PLACE PUBLIQUE > Comment faire progresser la complémentarité entre public et privé pour assurer l’accès de tout patient à des soins de qualité ?

NATHALIE DESTAIS >
La relation public-privé mêle, comme je l’ai dit, complémentarité et émulation ; la première vise l’utilisation la plus rationnelle possible des ressources collectives du système de santé ; la seconde sert l’innovation et la qualité de prise en charge du patient. Les cliniques ont par exemple joué un rôle clé dans le développement de la chirurgie ambulatoire, même si l’hôpital public est en train de rapidement rattraper son retard dans ce domaine (il reprend ainsi des parts de marché aux cliniques en chirurgie depuis deux ans).
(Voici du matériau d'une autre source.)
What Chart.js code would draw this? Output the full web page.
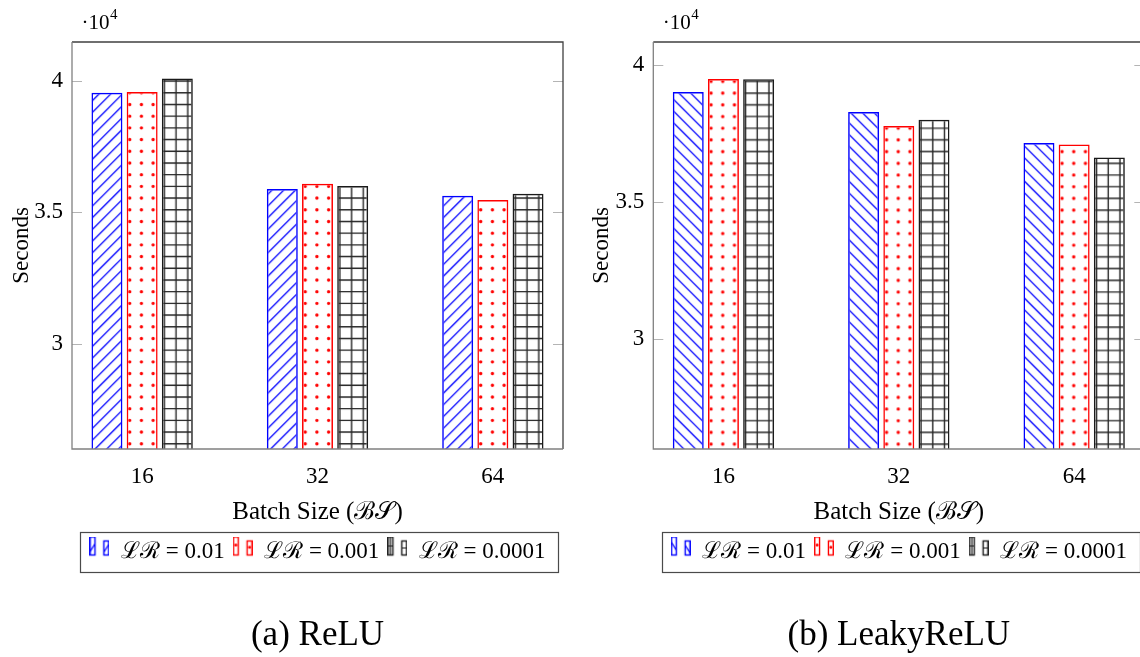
<!DOCTYPE html>
<html>
<head>
<meta charset="utf-8">
<script src="https://cdn.jsdelivr.net/npm/chart.js@4.4.1/dist/chart.umd.min.js"></script>
<style>
  html, body { margin: 0; padding: 0; background: #fff; width: 1140px; height: 657px; overflow: hidden; }
  canvas { position: absolute; top: 0; }
  #relu  { left: 0; }
  #leaky { left: 580px; }
</style>
</head>
<body>
<canvas id="relu" width="580" height="657"></canvas>
<canvas id="leaky" width="581" height="657"></canvas>
<script>
// data (seconds)
const batchSizes = ['16', '32', '64'];
const lrLabels   = ['ℒℛ = 0.01', 'ℒℛ = 0.001', 'ℒℛ = 0.0001'];

const reluLr1    = [39540, 35880, 35630];
const reluLr01   = [39570, 36080, 35460];
const reluLr001  = [40080, 36000, 35700];

const leakyLr1   = [39000, 38270, 37140];
const leakyLr01  = [39470, 37760, 37090];
const leakyLr001 = [39460, 37990, 36610];

const yTicks = [30000, 35000, 40000];
const Y_MIN = 26000;

const FONT = "'Liberation Serif', 'DejaVu Serif', serif";
const P = 11.7;               // hatch period in px

Chart.defaults.font.family = FONT;
Chart.defaults.color = '#000';

// pgfplots-like fill patterns, drawn on a 10-period tile
function makeTile(kind, color) {
  const n = P * 10;
  const c = document.createElement('canvas');
  c.width = c.height = n;
  const g = c.getContext('2d');
  g.strokeStyle = g.fillStyle = color;
  g.lineWidth = kind === 'grid' ? 1.4 : 1.3;
  g.beginPath();
  if (kind === 'ne') {
    for (let k = -1; k <= 21; k++) {
      const c0 = k * P + P / 2;
      g.moveTo(-2, c0 + 2); g.lineTo(n + 2, c0 - n - 2);
    }
    g.stroke();
  } else if (kind === 'nw') {
    for (let k = -11; k <= 11; k++) {
      const c0 = k * P + P / 2;
      g.moveTo(-2, c0 - 2); g.lineTo(n + 2, c0 + n + 2);
    }
    g.stroke();
  } else if (kind === 'grid') {
    for (let k = 0; k < 10; k++) {
      const p = k * P + P / 2;
      g.moveTo(p, 0); g.lineTo(p, n);
      g.moveTo(0, p); g.lineTo(n, p);
    }
    g.stroke();
  } else {
    for (let i = 0; i < 10; i++) for (let j = 0; j < 10; j++) {
      g.moveTo(i * P + P / 2 + 1.7, j * P + P / 2);
      g.arc(i * P + P / 2, j * P + P / 2, 1.7, 0, Math.PI * 2);
    }
    g.fill();
  }
  return c;
}

function makePattern(ctx, kind, color, phase) {
  const pat = ctx.createPattern(makeTile(kind, color), 'repeat');
  pat.setTransform(new DOMMatrix([1, 0, 0, 1, phase[0] - P / 2, phase[1] - P / 2]));
  return pat;
}

// two little bars, like the ybar legend image
function makeSwatch(kind, color) {
  const c = document.createElement('canvas');
  c.width = 20; c.height = 30;
  const g = c.getContext('2d');
  [[0.75, 0.5, 4.8, 18], [14.45, 4.5, 4.8, 14]].forEach(([x, y, w, h], idx) => {
    g.save();
    g.beginPath(); g.rect(x, y, w, h); g.clip();
    g.strokeStyle = g.fillStyle = color;
    g.lineWidth = 1.2;
    g.beginPath();
    if (kind === 'ne') { g.moveTo(x, y + h * 0.8); g.lineTo(x + w, y + h * 0.8 - w * 1.6); }
    else if (kind === 'nw') { g.moveTo(x, y + h * 0.3); g.lineTo(x + w, y + h * 0.3 + w * 1.6); }
    else if (kind === 'grid') {
      g.moveTo(x, y + h / 2); g.lineTo(x + w, y + h / 2);
      if (idx === 0) { g.moveTo(x + w / 2, y); g.lineTo(x + w / 2, y + h); }
    }
    if (kind === 'dots') g.arc(x + w / 2, y + h * 0.45, 1.5, 0, Math.PI * 2), g.fill();
    else g.stroke();
    g.restore();
    g.strokeStyle = color; g.lineWidth = 1.4;
    g.strokeRect(x, y, w, h);
  });
  return c;
}

const framePlugin = {
  id: 'pgfFrame',
  afterDatasetsDraw(chart) {
    const { ctx, chartArea: a, scales: { y } } = chart;
    ctx.save();
    ctx.lineWidth = 1;
    ctx.strokeStyle = '#b4b4b4';
    ctx.beginPath();
    y.ticks.forEach(t => {
      const py = Math.round(y.getPixelForValue(t.value)) + 0.5;
      ctx.moveTo(a.left, py); ctx.lineTo(a.left + 10, py);
      ctx.moveTo(a.right - 10, py); ctx.lineTo(a.right, py);
    });
    ctx.stroke();
    ctx.lineWidth = 1.3;
    ctx.strokeStyle = '#404040';
    ctx.beginPath();
    ctx.moveTo(a.left, a.top); ctx.lineTo(a.right, a.top); ctx.lineTo(a.right, a.bottom);
    ctx.stroke();
    ctx.strokeStyle = '#808080';
    ctx.beginPath();
    ctx.moveTo(a.left, a.top); ctx.lineTo(a.left, a.bottom); ctx.lineTo(a.right, a.bottom);
    ctx.stroke();
    ctx.restore();
  },
  afterDraw(chart) {
    const { ctx, chartArea: a, legend } = chart;
    ctx.save();
    // the ·10^4 scale label
    ctx.fillStyle = '#000';
    ctx.textBaseline = 'alphabetic';
    ctx.font = `21px ${FONT}`;
    const x0 = a.left + 9.5;
    ctx.fillText('·10', x0, 29.3);
    const w = ctx.measureText('·10').width;
    ctx.font = `15px ${FONT}`;
    ctx.fillText('4', x0 + w + 0.5, 19.3);
    // box round the legend
    const hb = legend.legendHitBoxes;
    if (hb.length) {
      const l = Math.min(...hb.map(h => h.left)) - 9;
      const r = Math.max(...hb.map(h => h.left + h.width)) + 13;
      const cy = hb[0].top + hb[0].height / 2;
      ctx.strokeStyle = '#4a4a4a';
      ctx.lineWidth = 1.2;
      ctx.strokeRect(Math.round(l) + 0.5, Math.round(cy - 20) + 0.5, Math.round(r - l), 40);
    }
    ctx.restore();
  }
};

function lrChart(canvasId, caption, hatch, series, yMax, yWidth, padRight, phases) {
  const ctx = document.getElementById(canvasId).getContext('2d');
  const kinds   = [hatch, 'dots', 'grid'];
  const colors  = ['#0000ff', '#ff0000', '#262626'];
  const borders = ['#0000ff', '#ff0000', '#1a1a1a'];
  const fills   = kinds.map((k, i) => makePattern(ctx, k, colors[i], phases[i]));
  const swatches = kinds.map((k, i) => makeSwatch(k, borders[i]));

  return new Chart(ctx, {
    type: 'bar',
    data: {
      datasets: series.map((vals, i) => ({
        label: lrLabels[i],
        data: vals.map((v, j) => ({ x: j, y: v })),
        backgroundColor: fills[i],
        borderColor: borders[i],
        borderWidth: 1.5,
        borderSkipped: 'start',
        base: Y_MIN,
        categoryPercentage: 0.602,
        barPercentage: 0.88
      }))
    },
    options: {
      responsive: false,
      animation: false,
      layout: { padding: { top: 42, right: padRight, bottom: 0, left: 0 } },
      plugins: {
        tooltip: { enabled: false },
        legend: {
          position: 'bottom',
          fullSize: false,
          labels: {
            usePointStyle: true,
            pointStyleWidth: 20,
            padding: 8,
            color: '#000',
            font: { size: 23, family: FONT },
            generateLabels: chart => chart.data.datasets.map((ds, i) => ({
              text: ds.label, pointStyle: swatches[i], datasetIndex: i,
              fillStyle: 'transparent', strokeStyle: 'transparent', lineWidth: 0,
              hidden: false, fontColor: '#000'
            }))
          }
        },
        title: {
          display: true,
          position: 'bottom',
          fullSize: false,
          text: caption,
          color: '#000',
          font: { size: 35, family: FONT, weight: 'normal' },
          padding: { top: 42, bottom: 0 }
        }
      },
      scales: {
        x: {
          type: 'linear',
          min: -0.4,
          max: 2.4,
          offset: false,
          grid: { display: false, drawTicks: false },
          border: { display: false },
          afterBuildTicks: s => { s.ticks = batchSizes.map((_, i) => ({ value: i })); },
          afterFit: s => { s.height = 83; },
          ticks: { callback: v => batchSizes[v], padding: 14.2, maxRotation: 0, autoSkip: false,
                   color: '#000', font: { size: 23 } },
          title: { display: true, text: 'Batch Size (ℬ𝒮)', color: '#000', font: { size: 25 },
                   padding: { top: 0, bottom: 5 } }
        },
        y: {
          min: Y_MIN,
          max: yMax,
          beginAtZero: false,
          grid: { display: false, drawTicks: false },
          border: { display: false },
          afterBuildTicks: s => { s.ticks = yTicks.map(v => ({ value: v })); },
          afterFit: s => { s.width = yWidth; },
          ticks: { callback: v => String(v / 1e4), padding: 9, color: '#000', font: { size: 23 } },
          title: { display: true, text: 'Seconds', color: '#000', font: { size: 23 },
                   padding: { top: 7.9, bottom: 0 } }
        }
      }
    },
    plugins: [framePlugin]
  });
}

lrChart('relu', '(a) ReLU', 'ne', [reluLr1, reluLr01, reluLr001], 41470, 72, 17,
        [[0, 0], [1.0, 10.9], [0.5, 10.9]]);
lrChart('leaky', '(b) LeakyReLU', 'nw', [leakyLr1, leakyLr01, leakyLr001], 40820, 73.3, 16.7,
        [[0, 0], [2.3, 11.2], [1.7, 11.2]]);
</script>
</body>
</html>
Il faut reconnaître au passage que la tarification à l’activité a aussi suscité des remises en question et des adaptations importantes à l’hôpital. À l’inverse, ce dernier insiste, et il a raison, sur sa mission sociale d’accueil de tout patient ; celle-ci doit aussi être un aiguillon pour le secteur privé. La complémentarité n’est pas simple. Nombreux sont les échecs des coopérations public-privé instaurées au milieu des années 2000. Le temps des coopérations alibi aboutissant finalement à superposer des surcapacités est révolu. Les coopérations supposent désormais une analyse rigoureuse des flux de patients et des modes de prise en charge, une conception partagée de l’organisation humaine et matérielle des soins qui en découle, un partage transparent des coûts de fonctionnement, et bien souvent un rôle de catalyseur de la part de l’Agence régionale de santé. Du côté des cliniques, des progrès sont nécessaires, en termes de transparence financière, d’une part, de maîtrise des dépassements d’honoraires, d’autre part. Dans l’une des cliniques visitées par la mission (une clinique indépendante), les médecins anesthésistes, exerçant en secteur I et II, redistribuent entre eux les honoraires perçus ; c’est un exemple intéressant d’autorégulation qui concilie une organisation libérale avec des préoccupations d’équité vis-à-vis des patients et des médecins.